One “Shocking” and “Permissive” High School for Girls Spawns More

It started as a haredi (ultra-Orthodox) girls’ high school: long stockings, long sleeves, and (surprise!) Talmud studies for all. The Pelech High School in Jerusalem, now in its 42nd year, has come a long way since then — and gone a long way, too, as new branches and offshoots of the school continue to open in a wide range of Israeli communities.

Despite its modest dress code and tradition-bound pupils, Pelech was revolutionary from the start.
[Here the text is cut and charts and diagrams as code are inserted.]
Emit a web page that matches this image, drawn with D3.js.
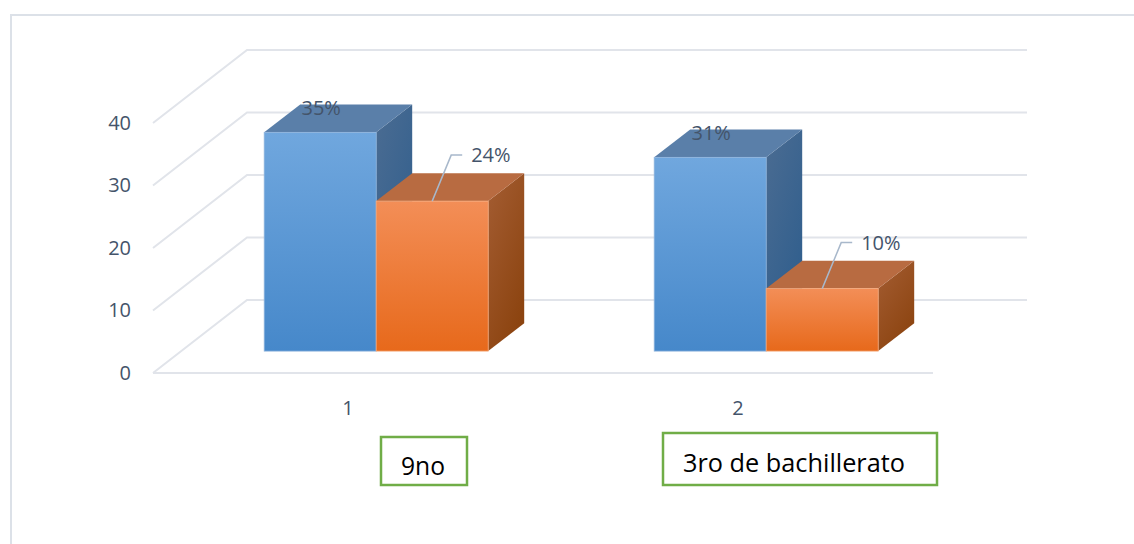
<!DOCTYPE html>
<html>
<head>
<meta charset="utf-8">
<script src="https://cdn.jsdelivr.net/npm/d3@7"></script>
<style>
  html, body { margin: 0; padding: 0; background: #fff; }
  svg { display: block; }
</style>
</head>
<body>
<div id="chart"></div>
<script>
// chart values
const categories = ["1", "2"];
const seriesNames = ["Serie1", "Serie2"];
const series1 = [35, 31];
const series2 = [24, 10];
const labels1 = ["35%", "31%"];
const labels2 = ["24%", "10%"];
const yTicks = [0, 10, 20, 30, 40];
const groupNames = ["9no", "3ro de bachillerato"];

const width = 1134, height = 544;
const depth = { dx: 94, dy: -73 };  // full floor depth in screen px
const barT0 = 0.3, barT1 = 0.683;    // bar slab inside the depth
const barW = 112;

const svg = d3.select("#chart").append("svg")
  .attr("width", width).attr("height", height);

const defs = svg.append("defs");
function vGrad(id, c0, c1, x2, y2) {
  const g = defs.append("linearGradient").attr("id", id)
    .attr("x1", 0).attr("y1", 0).attr("x2", x2).attr("y2", y2);
  g.append("stop").attr("offset", "0%").attr("stop-color", c0);
  g.append("stop").attr("offset", "100%").attr("stop-color", c1);
}
vGrad("blueFront", "#70a7de", "#4688ca", 0, 1);
vGrad("blueSide", "#4b6c92", "#2f5e8d", 0.6, 1);
vGrad("orangeFront", "#f38e57", "#e7691b", 0, 1);
vGrad("orangeSide", "#a45d33", "#8c4410", 0.6, 1);

const palette = {
  Serie1: { front: "url(#blueFront)", top: "#5a7fa9", side: "url(#blueSide)", edge: "#8db3dc" },
  Serie2: { front: "url(#orangeFront)", top: "#b86b41", side: "url(#orangeSide)", edge: "#f6ab7e" },
};

// outer frame (runs off the right and bottom)
svg.append("rect")
  .attr("x", 11).attr("y", 15).attr("width", 1200).attr("height", 600)
  .attr("fill", "none").attr("stroke", "#dce1e8").attr("stroke-width", 2);

const x = d3.scaleBand().domain(categories).range([153, 933]);
const y = d3.scaleLinear().domain([0, 40]).range([373, 123]);
const xs = d3.scaleBand().domain(seriesNames).range([-barW, barW]);

const proj = (px, py, t) => [px + t * depth.dx, py + t * depth.dy];

// gridlines: side wall diagonals + back wall
const grid = svg.append("g")
  .attr("fill", "none").attr("stroke", "#e1e4ea").attr("stroke-width", 2);
grid.selectAll("path.grid")
  .data(yTicks)
  .join("path")
  .attr("class", "grid")
  .attr("d", (v) => {
    const [bx, by] = proj(x.range()[0], y(v), 1);
    const [ex] = proj(x.range()[1], y(v), 1);
    return `M${x.range()[0]},${y(v)}L${bx},${by}L${ex},${by}`;
  });
grid.append("path")
  .attr("d", `M${x.range()[0]},${y(0)}L${x.range()[1]},${y(0)}`);

// y axis labels
const yAxis = svg.append("g")
  .attr("transform", `translate(${x.range()[0]},0)`)
  .call(d3.axisLeft(y).tickValues(yTicks).tickSize(0).tickPadding(22));
yAxis.select(".domain").remove();
yAxis.selectAll("text")
  .attr("font-family", "'Open Sans', sans-serif")
  .attr("font-size", 20)
  .attr("fill", "#44546a");

// category labels
svg.selectAll("text.cat")
  .data(categories)
  .join("text")
  .attr("class", "cat")
  .attr("x", (d) => x(d) + x.bandwidth() / 2)
  .attr("y", 415)
  .attr("text-anchor", "middle")
  .attr("font-family", "'Open Sans', sans-serif")
  .attr("font-size", 20)
  .attr("fill", "#44546a")
  .text((d) => d);

// bars
const barData = [];
categories.forEach((c, i) => {
  barData.push({ cat: c, s: "Serie1", v: series1[i], label: labels1[i] });
  barData.push({ cat: c, s: "Serie2", v: series2[i], label: labels2[i] });
});
barData.forEach((d) => {
  const [l, top] = proj(x(d.cat) + x.bandwidth() / 2 + xs(d.s), y(d.v), barT0);
  const [, bot] = proj(0, y(0), barT0);
  d.l = l; d.r = l + xs.bandwidth(); d.top = top; d.bot = bot;
  d.ddx = (barT1 - barT0) * depth.dx;
  d.ddy = (barT1 - barT0) * depth.dy;
});

const bars = svg.selectAll("g.bar")
  .data(barData)
  .join("g")
  .attr("class", "bar");

bars.append("path")
  .attr("fill", (d) => palette[d.s].side)
  .attr("d", (d) => `M${d.r},${d.top}L${d.r + d.ddx},${d.top + d.ddy}L${d.r + d.ddx},${d.bot + d.ddy}L${d.r},${d.bot}Z`);
bars.append("path")
  .attr("fill", (d) => palette[d.s].top)
  .attr("d", (d) => `M${d.l},${d.top}L${d.r},${d.top}L${d.r + d.ddx},${d.top + d.ddy}L${d.l + d.ddx},${d.top + d.ddy}Z`);
bars.append("rect")
  .attr("x", (d) => d.l)
  .attr("y", (d) => d.top)
  .attr("width", (d) => d.r - d.l)
  .attr("height", (d) => d.bot - d.top)
  .attr("fill", (d) => palette[d.s].front)
  .attr("stroke", (d) => palette[d.s].edge)
  .attr("stroke-width", 0.8);

// data labels
const font = "'Open Sans', sans-serif";
svg.selectAll("text.lab1")
  .data(barData.filter((d) => d.s === "Serie1"))
  .join("text")
  .attr("class", "lab1")
  .attr("x", (d) => (d.l + d.r) / 2 + 1)
  .attr("y", (d) => d.top - 17)
  .attr("text-anchor", "middle")
  .attr("font-family", font).attr("font-size", 20).attr("fill", "#44546a")
  .text((d) => d.label);

const lab2 = barData.filter((d) => d.s === "Serie2");
svg.selectAll("path.leader")
  .data(lab2)
  .join("path")
  .attr("class", "leader")
  .attr("fill", "none").attr("stroke", "#a8b8cb").attr("stroke-width", 1.5)
  .attr("d", (d) => {
    const cx = (d.l + d.r) / 2;
    return `M${cx},${d.top}L${cx + 19},${d.top - 46}L${cx + 30},${d.top - 46}`;
  });
svg.selectAll("text.lab2")
  .data(lab2)
  .join("text")
  .attr("class", "lab2")
  .attr("x", (d) => (d.l + d.r) / 2 + 39)
  .attr("y", (d) => d.top - 46)
  .attr("dy", "0.35em")
  .attr("font-family", font).attr("font-size", 20).attr("fill", "#44546a")
  .text((d) => d.label);

// group name text boxes under the axis
const boxes = [
  { x: 381, y: 437, w: 86, h: 48, tw: 44, base: 475 },
  { x: 663, y: 433, w: 274, h: 52, tw: 222, base: 472 },
];
const nameBox = svg.selectAll("g.name")
  .data(groupNames)
  .join("g")
  .attr("class", "name");
nameBox.append("rect")
  .attr("x", (d, i) => boxes[i].x)
  .attr("y", (d, i) => boxes[i].y)
  .attr("width", (d, i) => boxes[i].w)
  .attr("height", (d, i) => boxes[i].h)
  .attr("fill", "#fff")
  .attr("stroke", "#70ad47")
  .attr("stroke-width", 2.5);
nameBox.append("text")
  .attr("x", (d, i) => boxes[i].x + 20)
  .attr("y", (d, i) => boxes[i].base)
  .attr("font-family", font)
  .attr("font-size", 26)
  .attr("fill", "#000")
  .attr("textLength", (d, i) => boxes[i].tw)
  .attr("lengthAdjust", "spacingAndGlyphs")
  .text((d) => d);
</script>
</body>
</html>
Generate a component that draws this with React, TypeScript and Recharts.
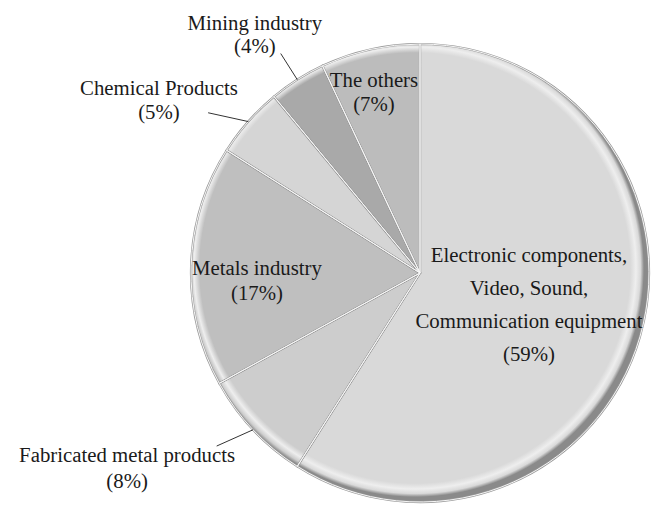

Conceived as an alternative to the Orthodox Beit Ya’acov girls’ schools, Pelech aimed to provide its pupils with a broader general education and a deeper Jewish education — starting with Talmud (Gemara) studies, unheard of at the time among Israel’s religious schools for girls. It was only a couple of years till haredi leaders — shocked by Pelech’s “permissive” curriculum — declared it off limits to their community. By this time, though, Pelech had been discovered by modern Orthodox parents in Jerusalem seeking a more open, egalitarian religious education for their daughters. Enter Alice Shalvi, Hebrew University professor and founder of the feminist Israel Women’s Network, whose daughter decided in 1973 that she wanted to leave her high school and transfer to Pelech. Shalvi followed her daughter there, and during her long tenure as its principal, turned it into one of Jerusalem’s leading educational facilities — an “experimental” religious secondary school characterized by creative and innovative teaching, democratic student government, social commitment, and the conviction that every field of knowledge and endeavor must be open to girls and women.

“Above all,” declares Shira Breuer, Shalvi’s successor and Pelech’s current principal, “we strive for excellence. In Jewish learning and commitment, in academics, in ethics, and in graduates’ contributions to Israeli society. “ No wonder, then, that Pelech-style institutions are proliferating, many of them initiated by Pelech graduates who are now parents and/or educators themselves. Some are independent branches patterned largely after the original Jerusalem facility, emphasizing the best training for the most select (and usually Ashkenazi) students. Others are more socially oriented, primarily serving religious Sephardi and Ethiopian populations.

Tami Ravitsky Biton, an ‘89 graduate of Pelech Jerusalem, lives in Yerucham and heads the town’s Midreshet Kama, a pluralistic community school not formally associated with Pelech, but clearly under its intellectual and pedagogic influence. She explains their differences: “We’re not elitist: we accept every girl who wants to study here. Kama wants to bring the best of Pelech — its values and educational opportunities — not only to our future leaders, but to the whole community — a diverse population of ethnic groups, each with its own traditions. We’re in an ongoing dialogue with them. And since we start at 7th grade [unlike Pelech’s 9th grade], we have six years to work with the girls.”

And what of the “F” word? The feminism for which Pelech High School has been famed — and at times blamed — for more than a generation? Biton sums up the situation facing Pelech grads in many places: “Unfortunately, traditional communities see feminism as something foreign, a rebellion against the world of their grandmothers. I want to educate our pupils, to see them grow confident and independent, and to give them the tools they need for coping with the world they inhabit. But I don’t call it feminism; I call it empowerment.”